Macron braucht Unterstützung aus Deutschland

In dem Maße jedoch, wie Macron glaubwürdige Reformschritte einleitet, braucht er die Unterstützung Deutschlands. Da geht es nicht um vermeintliche deutsche Vorleistungen oder ein gnädiges Außerkraftsetzen gemeinsam beschlossener Regeln, wohl aber um ein wohlwollendes „do ut des“ und um Hilfe, wo immer möglich.

Wer hierzulande daran zweifelt, ob Entgegenkommen notwendig ist, der sei noch einmal an den 7. Mai erinnert, die zweite Runde der Präsidentschaftswahl. Es stand nicht nur Frankreich, sondern Europa am Scheideweg zwischen einem, der explizit für europäische Werte geworben hat, und einer Demagogin und Isolationistin, die in allen Kommunen, in denen ihre Partei regiert, die Europaflagge abhängen lässt. Vor diesem Hintergrund ist es abwegig und unwürdig, dass deutsche Politiker Macron eine logische Sekunde nach seiner Wahl unterstellten, eine Vergemeinschaftung der europäischen Schulden zu fordern – und diese prophylaktisch ablehnten.

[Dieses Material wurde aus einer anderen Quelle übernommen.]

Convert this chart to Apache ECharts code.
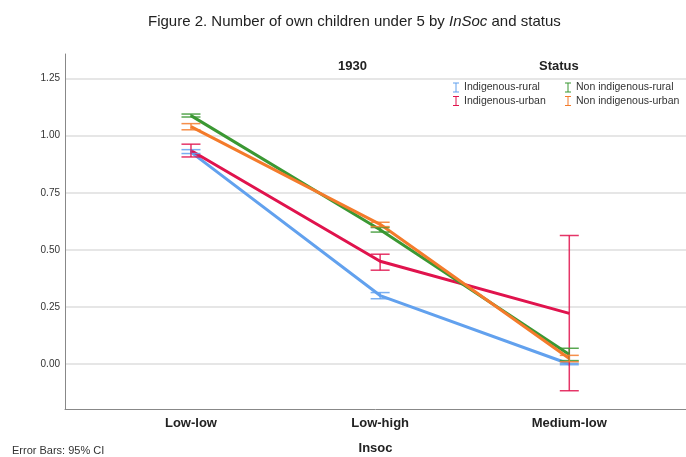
<!DOCTYPE html>
<html>
<head>
<meta charset="utf-8">
<script src="https://cdn.jsdelivr.net/npm/echarts@6/dist/echarts.min.js"></script>
<style>
html,body{margin:0;padding:0;background:#fff;}
#chart{width:686px;height:457px;}
</style>
</head>
<body>
<div id="chart"></div>
<script>
// ---- data ----
const categories = ['Low-low', 'Low-high', 'Medium-low'];
const seriesNames = ['Indigenous-rural', 'Indigenous-urban', 'Non indigenous-rural', 'Non indigenous-urban'];
const meanIndRural = [0.928, 0.30, 0.00];
const meanIndUrban = [0.935, 0.45, 0.222];
const meanNonRural = [1.088, 0.588, 0.042];
const meanNonUrban = [1.04, 0.612, 0.024];
const lowIndRural = [0.922, 0.286, -0.003];
const highIndRural = [0.939, 0.313, 0.003];
const lowIndUrban = [0.907, 0.411, -0.117];
const highIndUrban = [0.963, 0.481, 0.563];
const lowNonRural = [1.082, 0.578, 0.015];
const highNonRural = [1.095, 0.598, 0.069];
const lowNonUrban = [1.026, 0.602, 0.010];
const highNonUrban = [1.053, 0.621, 0.038];
const yTickValues = [0, 0.25, 0.5, 0.75, 1.0, 1.25];

const colors = ['#62a1ee', '#e0134d', '#3b9833', '#f47b2b'];
const means = [meanIndRural, meanIndUrban, meanNonRural, meanNonUrban];
const lows = [lowIndRural, lowIndUrban, lowNonRural, lowNonUrban];
const highs = [highIndRural, highIndUrban, highNonRural, highNonUrban];

const FONT = "'Liberation Sans', Arial, sans-serif";
const iconI = 'path://M0,0h6v1h-2.5v8h2.5v1h-6v-1h2.5v-8h-2.5z';

const chart = echarts.init(document.getElementById('chart'), null, {renderer: 'canvas'});

const series = [];
seriesNames.forEach((name, i) => {
  series.push({
    name: name,
    type: 'line',
    data: means[i].map((v, k) => [k, v]),
    symbol: 'none',
    lineStyle: {width: 3, color: colors[i]},
    itemStyle: {color: colors[i]},
    z: 3 + i,
    animation: false
  });
});
seriesNames.forEach((name, i) => {
  series.push({
    type: 'custom',
    data: lows[i].map((lo, k) => [k, lo, highs[i][k]]),
    z: 10 + i,
    animation: false,
    silent: true,
    renderItem: function (params, api) {
      const x = api.value(0), lo = api.value(1), hi = api.value(2);
      const p1 = api.coord([x, hi]);
      const p2 = api.coord([x, lo]);
      const hw = 9.5;
      const st = {stroke: colors[i], lineWidth: 1.5, opacity: 0.85};
      return {
        type: 'group',
        children: [
          {type: 'line', shape: {x1: p1[0], y1: p1[1], x2: p2[0], y2: p2[1]}, style: st},
          {type: 'line', shape: {x1: p1[0] - hw, y1: p1[1], x2: p1[0] + hw, y2: p1[1]}, style: st},
          {type: 'line', shape: {x1: p2[0] - hw, y1: p2[1], x2: p2[0] + hw, y2: p2[1]}, style: st}
        ]
      };
    }
  });
});

const legendText = {fontFamily: FONT, fontSize: 10.5, color: '#333'};
const option = {
  backgroundColor: '#fff',
  animation: false,
  title: {
    left: 143,
    top: 9,
    text: '{a|Figure 2. Number of own children under 5 by }{b|InSoc}{a| and status}',
    textStyle: {
      fontWeight: 'normal',
      rich: {
        a: {fontFamily: FONT, fontSize: 15, color: '#222', fontWeight: 'normal'},
        b: {fontFamily: FONT, fontSize: 15, color: '#222', fontStyle: 'italic', fontWeight: 'normal'}
      }
    }
  },
  legend: [
    {
      data: [{name: seriesNames[0], icon: iconI}, {name: seriesNames[1], icon: iconI}],
      orient: 'vertical', left: 453, top: 82, padding: 0, itemGap: 2.5,
      itemWidth: 6, itemHeight: 10, textStyle: legendText, selectedMode: false
    },
    {
      data: [{name: seriesNames[2], icon: iconI}, {name: seriesNames[3], icon: iconI}],
      orient: 'vertical', left: 565, top: 82, padding: 0, itemGap: 2.5,
      itemWidth: 6, itemHeight: 10, textStyle: legendText, selectedMode: false
    }
  ],
  graphic: [
    {type: 'text', left: 338, top: 60, style: {text: '1930', font: "bold 13px " + FONT, fill: '#222'}},
    {type: 'text', left: 539, top: 60, style: {text: 'Status', font: "bold 13px " + FONT, fill: '#222'}},
    {type: 'text', left: 12, top: 445, style: {text: 'Error Bars: 95% CI', font: "11px " + FONT, fill: '#333'}}
  ],
  grid: {left: 65, top: 54, right: 0, bottom: 48, containLabel: false, outerBoundsMode: 'none'},
  xAxis: {
    type: 'value',
    min: -0.666,
    max: 2.617,
    name: 'Insoc',
    nameLocation: 'middle',
    nameGap: 33,
    nameTextStyle: {fontFamily: FONT, fontSize: 13, fontWeight: 'bold', color: '#222'},
    axisLine: {show: true, onZero: false, lineStyle: {color: '#888', width: 1}},
    axisTick: {show: false, customValues: [0, 1, 2]},
    splitLine: {show: false},
    axisLabel: {
      customValues: [0, 1, 2],
      formatter: v => categories[Math.round(v)],
      fontFamily: FONT, fontSize: 13, fontWeight: 'bold', color: '#222', margin: 8
    }
  },
  yAxis: {
    type: 'value',
    min: -0.197,
    max: 1.358,
    axisLine: {show: true, onZero: false, lineStyle: {color: '#888', width: 1}},
    axisTick: {show: false, customValues: yTickValues},
    splitLine: {show: true, lineStyle: {color: '#dedede', width: 1.5}},
    axisLabel: {
      customValues: yTickValues,
      formatter: v => v.toFixed(2),
      fontFamily: FONT, fontSize: 10, color: '#333', margin: 5
    }
  },
  series: series
};
chart.setOption(option);
</script>
</body>
</html>
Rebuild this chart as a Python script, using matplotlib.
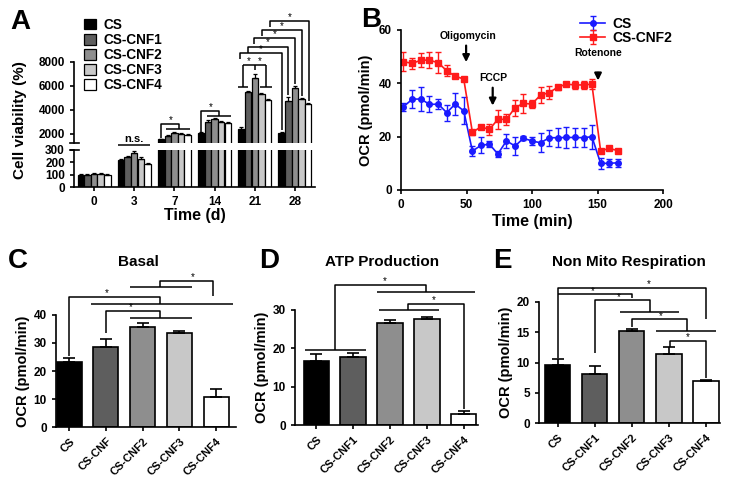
import matplotlib.pyplot as plt
import numpy as np
from matplotlib.patches import Patch

plt.rcParams['font.family'] = ['Liberation Sans', 'DejaVu Sans']
plt.rcParams['font.weight'] = 'bold'
plt.rcParams['axes.labelweight'] = 'bold'
plt.rcParams['axes.linewidth'] = 1.2
plt.rcParams['xtick.major.width'] = 1.2
plt.rcParams['ytick.major.width'] = 1.2
plt.rcParams['xtick.major.size'] = 3
plt.rcParams['ytick.major.size'] = 3
plt.rcParams['xtick.labelsize'] = 8.5
plt.rcParams['ytick.labelsize'] = 8.5

# ---------------- data ----------------
groups = ['CS', 'CS-CNF1', 'CS-CNF2', 'CS-CNF3', 'CS-CNF4']
bar_colors = ['#000000', '#5e5e5e', '#8e8e8e', '#c8c8c8', '#ffffff']

# panel A: cell viability (%)
days = ['0', '3', '7', '14', '21', '28']
viab_cs = [100, 216, 1550, 2050, 2450, 2100]
viab_cnf1 = [100, 242, 1850, 3030, 5470, 4780]
viab_cnf2 = [105, 276, 2100, 3250, 6640, 5860]
viab_cnf3 = [105, 229, 2000, 3000, 5300, 4890]
viab_cnf4 = [100, 184, 1920, 2900, 4830, 4500]
viab_err_cs = [6, 10, 60, 120, 120, 80]
viab_err_cnf1 = [6, 10, 80, 100, 150, 300]
viab_err_cnf2 = [8, 12, 80, 100, 350, 150]
viab_err_cnf3 = [8, 12, 60, 80, 150, 100]
viab_err_cnf4 = [6, 8, 60, 80, 120, 120]

# panel B: OCR time course
ocr_time = [1.8, 8.7, 15.3, 21.7, 28.5, 34.9, 41.3, 47.9, 54.5, 60.9, 67.5, 73.9, 80.5,
            87.1, 93.5, 99.9, 106.5, 113.1, 119.5, 126.1, 132.7, 139.4, 145.7, 152.4, 158.7, 165.4]
ocr_cs = [31.2, 34.1, 34.1, 32.1, 32.2, 29.0, 32.2, 29.7, 14.6, 16.7, 17.2, 13.5, 18.4,
          16.5, 19.4, 18.4, 17.7, 19.6, 19.6, 19.7, 19.7, 19.6, 20.0, 10.0, 10.0, 10.2]
ocr_cs_err = [1.5, 3.5, 4.5, 3.0, 2.0, 3.0, 4.0, 5.0, 2.0, 3.0, 1.0, 1.0, 2.5,
              3.5, 0.8, 1.5, 3.5, 3.0, 3.5, 4.0, 3.5, 3.5, 4.5, 2.0, 1.5, 1.5]
ocr_cnf2 = [48.1, 47.5, 48.7, 48.7, 47.7, 44.7, 42.7, 41.6, 21.6, 23.7, 22.7, 26.5, 26.5,
            30.9, 32.5, 32.2, 35.6, 36.5, 38.5, 39.7, 39.4, 39.4, 39.7, 14.6, 15.6, 14.8]
ocr_cnf2_err = [3.5, 2.0, 2.5, 3.0, 4.0, 2.0, 0.6, 0.6, 1.0, 0.6, 2.0, 3.5, 2.0,
                3.0, 3.5, 1.5, 3.0, 2.5, 1.0, 0.6, 1.5, 1.5, 2.0, 0.6, 0.6, 0.6]

# panels C-E
basal_labels = ['CS', 'CS-CNF', 'CS-CNF2', 'CS-CNF3', 'CS-CNF4']
basal = [23.1, 28.6, 35.7, 33.6, 10.6]
basal_err = [1.5, 2.8, 1.4, 0.6, 3.0]
atp = [16.8, 17.7, 26.6, 27.6, 2.8]
atp_err = [1.7, 1.0, 0.7, 0.5, 0.9]
nonmito = [9.6, 8.05, 15.1, 11.4, 6.95]
nonmito_err = [0.9, 1.4, 0.45, 1.1, 0.2]

W, H = 734, 480
fig = plt.figure(figsize=(W / 100, H / 100), dpi=100)


def box(left, top, right, bottom):
    return [left / W, 1 - bottom / H, (right - left) / W, (bottom - top) / H]


def line(ax, xs, ys, lw=1.1):
    ax.plot(xs, ys, color='k', lw=lw, clip_on=False, solid_capstyle='butt', zorder=5)


def star(ax, x, y, size=7):
    ax.text(x, y, '*', ha='center', va='bottom', fontsize=size, fontweight='normal',
            clip_on=False, zorder=5)


def clean(ax):
    ax.spines['top'].set_visible(False)
    ax.spines['right'].set_visible(False)


# ---------------- panel A ----------------
ax_lo = fig.add_axes(box(74, 150, 315, 187))
ax_hi = fig.add_axes(box(74, 62, 315, 143))
ax_hi.patch.set_visible(False)
viab = [viab_cs, viab_cnf1, viab_cnf2, viab_cnf3, viab_cnf4]
viab_err = [viab_err_cs, viab_err_cnf1, viab_err_cnf2, viab_err_cnf3, viab_err_cnf4]
xg = np.arange(len(days))
bw = 0.16
step = 0.165
for ax in (ax_lo, ax_hi):
    for i in range(5):
        ax.bar(xg + (i - 2) * step, viab[i], bw, color=bar_colors[i],
               edgecolor='k', lw=0.9,
               yerr=[np.zeros(len(days)), viab_err[i]], capsize=1.5,
               error_kw=dict(elinewidth=0.9, capthick=0.9))
    ax.set_xlim(-0.5, 5.5)
    clean(ax)
ax_lo.set_ylim(0, 300)
ax_lo.set_yticks([0, 100, 200, 300])
ax_lo.set_xticks(xg)
ax_lo.set_xticklabels(days)
ax_hi.set_ylim(1250, 8000)
ax_hi.set_yticks([2000, 4000, 6000, 8000])
ax_hi.spines['bottom'].set_visible(False)
ax_hi.set_xticks([])
ax_hi.plot([-0.015, 0.02], [0, 0], transform=ax_hi.transAxes, color='k', lw=1.2, clip_on=False)
ax_lo.plot([-0.015, 0.02], [1, 1], transform=ax_lo.transAxes, color='k', lw=1.2, clip_on=False)
fig.text(20 / W, 1 - 120 / H, 'Cell viability (%)', rotation=90, ha='center', va='center',
         fontsize=11, fontweight='bold')
fig.text(195 / W, 1 - 215 / H, 'Time (d)', ha='center', va='center', fontsize=11.5,
         fontweight='bold')

# n.s. over day 3
line(ax_lo, [0.6, 1.4], [340, 340])
ax_lo.text(1.0, 350, 'n.s.', ha='center', va='bottom', fontsize=8, clip_on=False)


def px2x(px):
    return (px - 94) / 40.2


def px2v(py):
    return 2000 + (134 - py) / 12 * 1000


# day 7 and day 14 brackets: CS vs rest
for d, top, low in [(2, 2800, 2450), (3, 3900, 3500)]:
    xc = d - 2 * step
    line(ax_hi, [xc, xc, d + 0.12, d + 0.12], [viab_cs[d] + 150, top, top, low])
    line(ax_hi, [d - 0.2, d + 0.4], [low, low])
    star(ax_hi, d - 0.1, top - 60)

# day 21 CNF2 vs others
d = 4
line(ax_hi, [px2x(243), px2x(266)], [7750, 7750])
line(ax_hi, [d, d], [7750, 7350])
line(ax_hi, [px2x(243), px2x(243)], [7750, 5890])
line(ax_hi, [px2x(266), px2x(266)], [7750, 5890])
line(ax_hi, [px2x(238), px2x(248.5)], [5890, 5890])
line(ax_hi, [px2x(260), px2x(272)], [5890, 5890])
star(ax_hi, px2x(249), 7700)
star(ax_hi, px2x(260), 7700)

# day 21 vs day 28 nested brackets
left_px = [240, 247.7, 254.3, 261.7, 270]
right_px = [281.7, 288, 295, 301.7, 309.3]
top_py = [53.3, 46.7, 38.3, 30, 21]
for i in range(5):
    yt = px2v(top_py[i])
    yl = px2v(top_py[i] + 6)
    yb = viab[i][5] + viab_err[i][5] + 150
    line(ax_hi, [px2x(left_px[i]), px2x(left_px[i]), px2x(right_px[i]), px2x(right_px[i])],
         [yl, yt, yt, yb])
    star(ax_hi, px2x((left_px[i] + right_px[i]) / 2), yt - 60)

handles = [Patch(facecolor=c, edgecolor='k', lw=0.9) for c in bar_colors]
fig.legend(handles, groups, loc='upper left', bbox_to_anchor=(84 / W, 1 - 18 / H),
           frameon=False, fontsize=9.8, handlelength=0.9, handleheight=0.8,
           labelspacing=0.08, handletextpad=0.55, borderaxespad=0, borderpad=0)
fig.text(10 / W, 1 - 29 / H, 'A', fontsize=20, fontweight='bold')

# ---------------- panel B ----------------
axb = fig.add_axes(box(401, 30, 663, 190))
axb.errorbar(ocr_time, ocr_cs, yerr=ocr_cs_err, color='#1a1aff', marker='o', ms=4,
             lw=1.2, capsize=2.5, elinewidth=1.0, capthick=1.0, label='CS')
axb.errorbar(ocr_time, ocr_cnf2, yerr=ocr_cnf2_err, color='#ff1a1a', marker='s', ms=4,
             lw=1.2, capsize=2.5, elinewidth=1.0, capthick=1.0, label='CS-CNF2')
axb.set_xlim(0, 200)
axb.set_ylim(0, 60)
axb.set_xticks([0, 50, 100, 150, 200])
axb.set_yticks([0, 20, 40, 60])
clean(axb)
axb.set_xlabel('Time (min)', fontsize=11.5, labelpad=2)
axb.set_ylabel('OCR (pmol/min)', fontsize=10.5, labelpad=4)
arrow_kw = dict(arrowstyle='-|>', color='k', lw=1.6, mutation_scale=10)
axb.annotate('', xy=(49.7, 46.9), xytext=(49.7, 55.2), arrowprops=arrow_kw)
axb.annotate('', xy=(70, 30.6), xytext=(70, 39.4), arrowprops=arrow_kw)
axb.annotate('', xy=(150.4, 40.0), xytext=(150.4, 45.0), arrowprops=arrow_kw)
axb.text(51.1, 56.0, 'Oligomycin', ha='center', va='bottom', fontsize=7.5)
axb.text(70.2, 40.3, 'FCCP', ha='center', va='bottom', fontsize=7.5)
axb.text(150.6, 49.5, 'Rotenone', ha='center', va='bottom', fontsize=7.5)
axb.legend(loc='upper left', bbox_to_anchor=(580 / W, 1 - 17 / H), bbox_transform=fig.transFigure,
           frameon=False, fontsize=10, handlelength=1.8, labelspacing=0.0,
           handletextpad=0.5, borderaxespad=0, borderpad=0)
fig.text(361 / W, 1 - 27 / H, 'B', fontsize=20, fontweight='bold')


# ---------------- panels C-E ----------------
def bars(ax, vals, errs, labels, width):
    x = np.arange(len(vals))
    ax.bar(x, vals, width, color=bar_colors, edgecolor='k', lw=1.2,
           yerr=[np.zeros(len(vals)), errs], capsize=4,
           error_kw=dict(elinewidth=1.2, capthick=1.2))
    ax.set_xticks(x)
    ax.set_xticklabels(labels, rotation=45, ha='right', rotation_mode='anchor', fontsize=8)
    clean(ax)
    ax.set_ylabel('OCR (pmol/min)', fontsize=10.5, labelpad=3)


axc = fig.add_axes(box(56, 315, 236, 427))
bars(axc, basal, basal_err, basal_labels, 0.68)
axc.set_xlim(-0.36, 4.54)
axc.set_ylim(0, 40)
axc.set_yticks([0, 10, 20, 30, 40])
fig.text(138 / W, 1 - 262 / H, 'Basal', ha='center', va='center', fontsize=11)
line(axc, [0, 0, 2.47, 2.47], [25.2, 46.4, 46.4, 43.9])
line(axc, [0.6, 4.45], [43.9, 43.9])
star(axc, 1.02, 46.0)
line(axc, [1.0, 1.0, 2.47, 2.47], [33.4, 41.3, 41.3, 38.9])
line(axc, [1.65, 3.33], [38.9, 38.9])
star(axc, 1.68, 40.9)
line(axc, [1.65, 3.33], [50.1, 50.1])
line(axc, [2.47, 2.47, 3.92, 3.92], [50.1, 52.3, 52.3, 46.7])
star(axc, 3.35, 51.9)
fig.text(8 / W, 1 - 268 / H, 'C', fontsize=20, fontweight='bold')

axd = fig.add_axes(box(295, 310, 478, 425))
bars(axd, atp, atp_err, groups, 0.69)
axd.set_xlim(-0.58, 4.39)
axd.set_ylim(0, 30)
axd.set_yticks([0, 10, 20, 30])
fig.text(381.7 / W, 1 - 262 / H, 'ATP Production', ha='center', va='center', fontsize=11)
line(axd, [-0.31, 1.35], [19.6, 19.6])
line(axd, [0.5, 0.5, 2.97, 2.97], [19.6, 36.6, 36.6, 34.6])
line(axd, [1.64, 4.31], [34.6, 34.6])
star(axd, 1.85, 36.2)
line(axd, [1.69, 3.34], [30.0, 30.0])
line(axd, [2.5, 2.5, 4.0, 4.0], [30.0, 31.6, 31.6, 4.2])
star(axd, 3.2, 31.2)
fig.text(259 / W, 1 - 268 / H, 'D', fontsize=20, fontweight='bold')

axe = fig.add_axes(box(539, 301.7, 720, 423.3))
bars(axe, nonmito, nonmito_err, groups, 0.68)
axe.set_xlim(-0.51, 4.38)
axe.set_ylim(0, 20)
axe.set_yticks([0, 5, 10, 15, 20])
fig.text(629 / W, 1 - 262 / H, 'Non Mito Respiration', ha='center', va='center', fontsize=11)
line(axe, [0, 0, 4.0, 4.0], [10.7, 22.3, 22.3, 17.1])
star(axe, 2.45, 22.0)
line(axe, [0, 1.99, 1.99], [21.3, 21.3, 20.6])
star(axe, 0.95, 21.0)
line(axe, [1.0, 1.0, 2.48, 2.48], [11.5, 20.3, 20.3, 18.35])
line(axe, [1.69, 3.27], [18.35, 18.35])
star(axe, 1.65, 20.0)
line(axe, [2.0, 2.0, 3.49, 3.49], [15.9, 17.1, 17.1, 15.1])
line(axe, [2.66, 4.28], [15.1, 15.1])
star(axe, 2.77, 16.8)
line(axe, [3.03, 3.03, 4.0, 4.0], [12.6, 13.6, 13.6, 7.4])
star(axe, 3.5, 13.3)
fig.text(493 / W, 1 - 268 / H, 'E', fontsize=20, fontweight='bold')

fig.savefig('out.png', dpi=100)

Die Vorschläge Macrons auf europäischer Ebene lohnen eine genaue Prüfung und wohlwollende Betrachtung, selbst wenn mitunter nicht klar ist, was genau gemeint ist. Eine Vertiefung der bilateralen Zusammenarbeit, etwa über gemeinsame Vertretungen in internationalen Gremien, ist genauso erstrebenswert wie Initiativen zum Ausbau der europäischen Sicherheits- und Verteidigungspolitik. Angesichts der internationalen Bedrohungslage sind Fortschritte hier zwingend. Auch die vertiefte Zusammenarbeit in der Eurozone ist notwendig, da die Währungsunion ohne politische Union nicht komplett ist.

Viele Ideen noch unklar

Welche Befugnisse ein Eurofinanzminister haben soll, wie sein Budget aussieht, ist jedoch recht unklar, wie vieles andere in der Wundertüte Macrons. Klar ist jedoch: Nach den Wahlen 2017 liegen vier Jahre vor Frankreich und Deutschland, in denen sich die Zukunft der EU und der Eurozone entscheidet. Links des Rheins sind viele Hausaufgaben zu erledigen, die rechts des Rheins nach Kräften unterstützt werden müssen. Dazu gehört aber auch – das wird in diesen Tagen klarer denn je – ein Europa der zwei Geschwindigkeiten, das Staaten, die mit der Integration voranschreiten wollen, diese Gelegenheit eröffnet.

Bei der Begrüßung Macrons bemühte die Kanzlerin das kitschigste aller Hesse-Zitate („Jedem Anfang wohnt ein Zauber inne“). Merkel wäre nicht Merkel, hätte sie es nicht ergänzt: „. . . wenn es auch zu Resultaten kommt“. Tatsächlich benötigen die Kanzlerin und der Präsident dringend Resultate. Wer immer künftig im Kanzleramt sitzt, der muss wissen: Wenn es mit diesem Präsidenten im Élysée-Palast nicht gelingt, wird es wohl nie gelingen.